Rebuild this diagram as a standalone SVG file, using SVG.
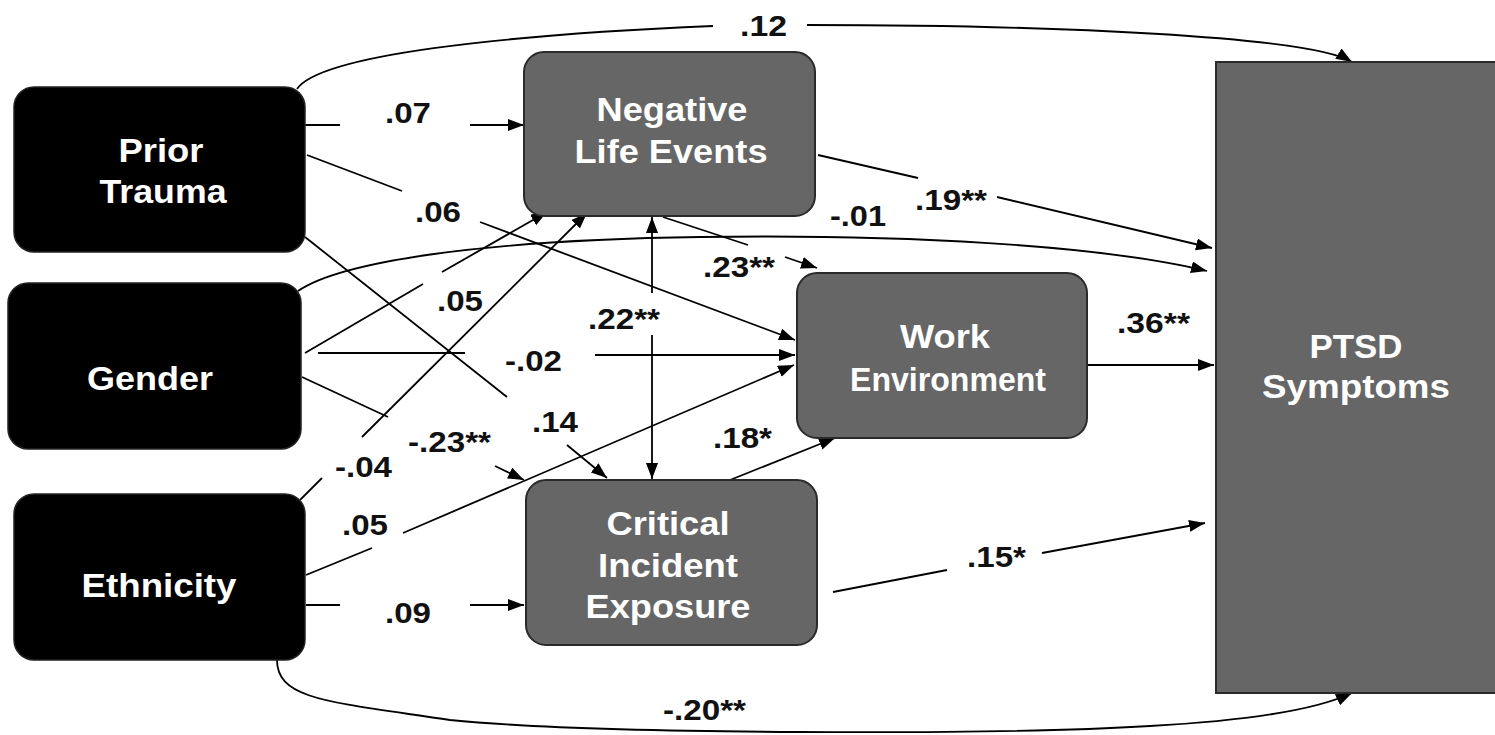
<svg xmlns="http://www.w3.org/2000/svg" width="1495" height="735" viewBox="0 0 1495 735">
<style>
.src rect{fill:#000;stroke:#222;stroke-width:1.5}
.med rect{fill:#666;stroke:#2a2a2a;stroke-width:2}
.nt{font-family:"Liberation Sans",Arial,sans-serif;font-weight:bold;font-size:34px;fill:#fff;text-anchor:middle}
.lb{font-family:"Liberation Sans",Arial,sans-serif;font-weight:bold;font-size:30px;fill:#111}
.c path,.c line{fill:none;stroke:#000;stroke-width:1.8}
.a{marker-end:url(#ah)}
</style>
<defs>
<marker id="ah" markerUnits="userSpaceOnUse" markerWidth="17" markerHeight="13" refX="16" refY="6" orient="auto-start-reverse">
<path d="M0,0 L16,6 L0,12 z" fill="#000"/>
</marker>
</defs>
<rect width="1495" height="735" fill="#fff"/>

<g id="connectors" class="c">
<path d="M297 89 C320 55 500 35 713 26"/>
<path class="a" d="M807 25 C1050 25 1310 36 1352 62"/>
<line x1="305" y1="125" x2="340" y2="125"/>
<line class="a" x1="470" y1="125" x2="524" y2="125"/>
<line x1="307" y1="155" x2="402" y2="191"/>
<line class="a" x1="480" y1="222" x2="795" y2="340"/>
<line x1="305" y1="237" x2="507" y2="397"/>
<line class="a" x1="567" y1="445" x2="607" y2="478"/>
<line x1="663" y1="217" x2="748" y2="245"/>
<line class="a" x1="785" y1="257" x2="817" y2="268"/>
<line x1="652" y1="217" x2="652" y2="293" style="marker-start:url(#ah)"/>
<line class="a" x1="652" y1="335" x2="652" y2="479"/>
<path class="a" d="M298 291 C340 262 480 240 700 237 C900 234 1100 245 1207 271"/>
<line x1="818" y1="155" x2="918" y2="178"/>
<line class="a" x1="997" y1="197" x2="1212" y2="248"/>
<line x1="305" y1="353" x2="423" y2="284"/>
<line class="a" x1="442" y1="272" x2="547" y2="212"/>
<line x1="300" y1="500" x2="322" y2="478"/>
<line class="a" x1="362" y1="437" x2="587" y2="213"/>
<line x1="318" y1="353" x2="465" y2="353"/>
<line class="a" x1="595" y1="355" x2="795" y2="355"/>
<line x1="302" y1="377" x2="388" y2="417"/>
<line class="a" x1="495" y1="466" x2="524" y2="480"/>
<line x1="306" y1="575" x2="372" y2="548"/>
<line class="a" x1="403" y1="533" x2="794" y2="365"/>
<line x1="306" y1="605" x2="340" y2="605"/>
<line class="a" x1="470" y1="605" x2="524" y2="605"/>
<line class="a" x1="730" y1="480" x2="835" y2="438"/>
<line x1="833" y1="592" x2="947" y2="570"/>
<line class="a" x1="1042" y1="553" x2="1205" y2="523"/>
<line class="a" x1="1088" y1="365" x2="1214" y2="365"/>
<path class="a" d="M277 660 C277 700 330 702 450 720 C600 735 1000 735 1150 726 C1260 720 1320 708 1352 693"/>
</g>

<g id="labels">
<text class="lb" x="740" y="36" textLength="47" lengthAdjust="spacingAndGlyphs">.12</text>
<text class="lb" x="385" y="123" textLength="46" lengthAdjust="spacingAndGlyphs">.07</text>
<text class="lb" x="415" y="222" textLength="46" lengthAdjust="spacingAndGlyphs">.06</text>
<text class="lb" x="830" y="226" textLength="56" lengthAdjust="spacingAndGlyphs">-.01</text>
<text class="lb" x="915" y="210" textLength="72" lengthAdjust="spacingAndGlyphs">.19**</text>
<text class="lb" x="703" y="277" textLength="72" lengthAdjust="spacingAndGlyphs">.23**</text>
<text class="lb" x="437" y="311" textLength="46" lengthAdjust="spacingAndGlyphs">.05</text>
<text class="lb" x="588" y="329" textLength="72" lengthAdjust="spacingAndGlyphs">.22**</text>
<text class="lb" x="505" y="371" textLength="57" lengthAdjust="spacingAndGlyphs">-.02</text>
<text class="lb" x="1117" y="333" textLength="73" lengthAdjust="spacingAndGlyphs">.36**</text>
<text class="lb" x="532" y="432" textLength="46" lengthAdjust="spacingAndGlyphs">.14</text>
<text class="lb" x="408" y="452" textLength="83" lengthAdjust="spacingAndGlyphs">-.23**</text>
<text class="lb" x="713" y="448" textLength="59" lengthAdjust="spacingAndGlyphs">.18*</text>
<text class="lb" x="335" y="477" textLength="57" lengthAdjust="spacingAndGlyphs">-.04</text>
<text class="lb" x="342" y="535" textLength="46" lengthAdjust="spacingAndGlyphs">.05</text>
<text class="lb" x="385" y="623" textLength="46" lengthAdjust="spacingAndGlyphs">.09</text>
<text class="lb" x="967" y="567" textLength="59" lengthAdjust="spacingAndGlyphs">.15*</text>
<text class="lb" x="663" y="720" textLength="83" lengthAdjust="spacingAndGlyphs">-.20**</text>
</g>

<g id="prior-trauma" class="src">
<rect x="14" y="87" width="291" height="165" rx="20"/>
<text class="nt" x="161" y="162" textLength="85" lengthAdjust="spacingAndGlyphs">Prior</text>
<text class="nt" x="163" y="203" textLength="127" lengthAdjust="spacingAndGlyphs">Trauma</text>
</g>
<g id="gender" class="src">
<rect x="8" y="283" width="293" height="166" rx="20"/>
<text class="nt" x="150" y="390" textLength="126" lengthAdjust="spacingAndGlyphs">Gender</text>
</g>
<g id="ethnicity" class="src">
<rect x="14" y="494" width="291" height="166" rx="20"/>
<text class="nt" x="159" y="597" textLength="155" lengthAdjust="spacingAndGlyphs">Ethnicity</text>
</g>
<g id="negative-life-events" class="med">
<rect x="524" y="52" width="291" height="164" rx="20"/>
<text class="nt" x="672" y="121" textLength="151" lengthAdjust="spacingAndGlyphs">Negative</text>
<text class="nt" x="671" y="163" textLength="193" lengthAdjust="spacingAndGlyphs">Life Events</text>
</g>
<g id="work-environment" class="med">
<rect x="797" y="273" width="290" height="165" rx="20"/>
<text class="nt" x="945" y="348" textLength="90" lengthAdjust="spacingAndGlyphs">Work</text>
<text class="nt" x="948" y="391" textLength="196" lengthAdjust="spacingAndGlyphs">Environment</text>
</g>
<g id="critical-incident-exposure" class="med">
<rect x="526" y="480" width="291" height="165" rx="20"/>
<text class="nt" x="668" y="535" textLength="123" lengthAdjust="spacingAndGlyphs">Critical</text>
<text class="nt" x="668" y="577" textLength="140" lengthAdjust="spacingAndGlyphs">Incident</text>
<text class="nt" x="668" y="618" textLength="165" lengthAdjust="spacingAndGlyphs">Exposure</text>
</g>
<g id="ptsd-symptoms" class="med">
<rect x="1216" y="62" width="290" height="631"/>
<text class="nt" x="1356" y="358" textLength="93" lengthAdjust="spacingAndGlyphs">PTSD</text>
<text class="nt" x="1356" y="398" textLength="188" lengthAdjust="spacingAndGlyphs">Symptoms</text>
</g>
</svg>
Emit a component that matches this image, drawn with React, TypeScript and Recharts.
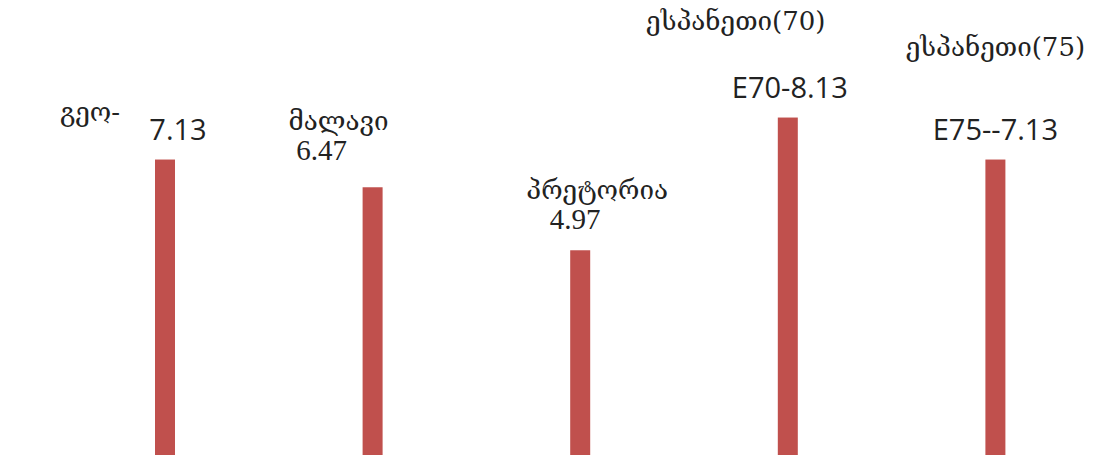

# # # # #

Report each line of the material above where the word "this" appears.

The output:
Rebuild this diagram as a standalone SVG file, using SVG.
Emit a component that matches this image, drawn with React, TypeScript and Recharts.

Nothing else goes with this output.